Po chwili obecność w okolicach łokcia powraca. Dzierży w dłoniach paczkę słonych orzeszków. Przyszła poczęstować. Matka dziękuje uprzejmie, ale Precel nie wzgardzi orzeszkiem.
- Jasminko!!! – powraca także Głos – Zostaw panią w spokoju, pani wcale nie chce tych twoich orzeszków!!
Nosz do ciężkiej cholery.
Epilog (który właściwie powinien być prologiem, uwzględniając ramy czasowe)
Tydzień przed wylotem robimy zakupy w hipermarkecie. To był długi, ciężki dzień, pełen marudzenia, płaczu o byle co i ogólnego hardcoru. Bachory są wymiętoszone życiem, więc dla podbudowania morale chcemy im kupić cud nad cudy – suchą bułkę, przedmiot nieustannego pożądania. No i zaczyna się kolejna histeria, bo nie można się zdecydować, która sucha bułka jest najwspanialsza i najbardziej godna kupienia.

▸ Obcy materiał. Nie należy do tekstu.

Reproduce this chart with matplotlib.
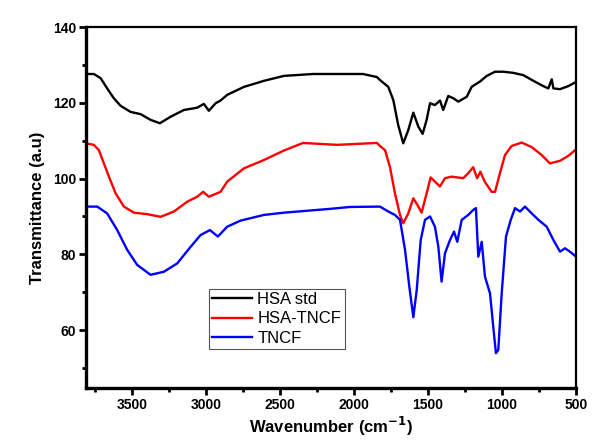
import numpy as np
import matplotlib.pyplot as plt
from matplotlib.ticker import MultipleLocator

plt.rcParams['font.family'] = ['Liberation Sans', 'DejaVu Sans']

# FTIR spectra, (wavenumber, transmittance)
hsa_std_wn = [3811, 3757, 3711, 3667, 3622, 3576, 3509, 3441, 3374, 3311, 3239,
              3149, 3059, 3014, 2980, 2934, 2901, 2856, 2743, 2608, 2473, 2277,
              1939, 1845, 1824, 1768, 1734, 1701, 1667, 1633, 1599, 1565, 1536,
              1509, 1486, 1453, 1419, 1397, 1363, 1329, 1295, 1238, 1205, 1149,
              1103, 1047, 991, 924, 856, 788, 721, 687, 664, 653, 608, 552, 500]
hsa_std_t = [127.6, 127.6, 126.5, 123.8, 121.2, 119.2, 117.6, 117.0, 115.5, 114.6,
             116.3, 118.1, 118.7, 119.7, 117.9, 119.9, 120.6, 122.1, 124.2, 125.8,
             127.1, 127.6, 127.6, 126.8, 126.0, 124.2, 120.7, 114.1, 109.3, 112.8,
             117.4, 113.7, 111.8, 115.5, 119.9, 119.4, 120.6, 118.1, 121.8, 121.2,
             120.3, 121.6, 124.2, 125.6, 127.1, 128.2, 128.2, 127.9, 127.3, 125.8,
             124.4, 123.8, 126.2, 123.8, 123.6, 124.4, 125.5]

hsa_tncf_wn = [3811, 3757, 3723, 3689, 3655, 3610, 3554, 3486, 3397, 3306, 3216,
               3126, 3059, 3018, 2980, 2901, 2856, 2743, 2608, 2473, 2344, 2115,
               1845, 1824, 1790, 1757, 1723, 1689, 1667, 1633, 1599, 1565, 1543,
               1509, 1482, 1453, 1419, 1385, 1340, 1262, 1228, 1195, 1168, 1146,
               1117, 1070, 1047, 1014, 980, 935, 867, 799, 732, 676, 608, 552, 500]
hsa_tncf_t = [109.3, 108.9, 107.5, 104.0, 100.5, 96.1, 92.6, 91.0, 90.6, 89.9,
              91.3, 93.9, 95.2, 96.5, 95.2, 96.5, 99.2, 102.7, 104.9, 107.4,
              109.4, 108.9, 109.4, 108.6, 107.5, 103.1, 96.1, 90.4, 88.2, 90.8,
              94.8, 92.6, 91.0, 96.1, 100.3, 99.2, 97.9, 100.1, 100.5, 100.1,
              101.4, 103.0, 100.1, 101.8, 99.2, 96.5, 96.5, 101.4, 106.2, 108.6,
              109.5, 108.3, 106.2, 104.0, 104.7, 106.0, 107.7]

tncf_wn = [3811, 3734, 3667, 3599, 3532, 3464, 3374, 3284, 3194, 3103, 3036,
           2973, 2919, 2856, 2766, 2608, 2473, 2162, 2027, 1824, 1768, 1723,
           1689, 1655, 1626, 1599, 1576, 1549, 1520, 1486, 1453, 1430, 1408,
           1385, 1351, 1324, 1302, 1272, 1228, 1195, 1176, 1160, 1137, 1115,
           1081, 1059, 1041, 1025, 1002, 973, 941, 912, 878, 845, 799, 754,
           698, 653, 608, 574, 541, 500]
tncf_t = [92.6, 92.6, 90.8, 86.4, 81.2, 77.2, 74.6, 75.4, 77.6, 82.0, 85.1,
          86.4, 84.7, 87.3, 88.9, 90.4, 91.0, 92.0, 92.5, 92.6, 91.3, 90.4,
          89.1, 81.2, 71.5, 63.4, 70.6, 83.8, 89.1, 90.0, 87.3, 82.0, 72.8,
          80.3, 83.8, 86.0, 83.3, 89.1, 90.4, 91.7, 92.2, 79.4, 83.3, 74.1,
          69.7, 60.9, 53.9, 54.8, 69.7, 84.7, 89.1, 92.2, 91.3, 92.6, 90.8,
          89.1, 87.3, 83.8, 80.7, 81.6, 80.7, 79.4]

series = [
    (hsa_std_wn, hsa_std_t, 'black', 'HSA std'),
    (hsa_tncf_wn, hsa_tncf_t, 'red', 'HSA-TNCF'),
    (tncf_wn, tncf_t, 'blue', 'TNCF'),
]

fig = plt.figure(figsize=(5.92, 4.43), dpi=100)
ax = fig.add_axes([0.145, 0.124, 0.828, 0.815])

for wn, t, color, label in series:
    ax.plot(wn, t, color=color, linewidth=1.7, label=label)

ax.set_xlim(3811, 500)
ax.set_ylim(44.7, 140)
ax.xaxis.set_major_locator(MultipleLocator(500))
ax.xaxis.set_minor_locator(MultipleLocator(250))
ax.yaxis.set_major_locator(MultipleLocator(20))
ax.yaxis.set_minor_locator(MultipleLocator(10))

ax.spines['left'].set_linewidth(2.4)
ax.spines['bottom'].set_linewidth(2.4)
ax.spines['top'].set_linewidth(1.6)
ax.spines['right'].set_linewidth(1.6)

ax.tick_params(which='major', direction='out', length=5, width=2.0,
               labelsize=10, pad=2)
ax.tick_params(which='minor', direction='out', length=3, width=2.0)
for lbl in ax.get_xticklabels() + ax.get_yticklabels():
    lbl.set_fontweight('bold')

ax.set_xlabel('Wavenumber (cm$^{\\mathbf{-1}}$)', fontsize=12,
              fontweight='bold', labelpad=2)
ax.set_ylabel('Transmittance (a.u)', fontsize=12, fontweight='bold',
              labelpad=6)

leg = fig.legend(loc='upper left', bbox_to_anchor=(0.353, 0.348),
                 fontsize=12, frameon=True, fancybox=False, framealpha=1,
                 edgecolor='#555555', handlelength=2.4, handletextpad=0.3,
                 labelspacing=0.25, borderpad=0.2, borderaxespad=0)
leg.get_frame().set_linewidth(0.8)

fig.savefig('out.png', dpi=100)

Po paru minutach Ojcu puszczają nerwy w tej nieszczęsnej kolejce po chleb.
- Dlaczego pan na te dzieci tak krzyczy? – odwraca się do nas elegancka pani z przodu kolejki.
I jakoś głupio nam się robi.
I jaki tu morał? Nie oceniaj – powtarza sobie Matka jak mantrę. Nie oceniaj, nie oceniaj, nie oceniaj. Nic nie wiesz o tych ludziach.
Cóż z tego, skoro tak trudno nie oceniać!
PS. Gdybyście sie zastanawiali - to NIE jest kreacj artystyczna. To sa w 100% autentyczne sceny. Nawet nie trzeba ich koloryzować dla potrzeb sieciowego fejmu, serio!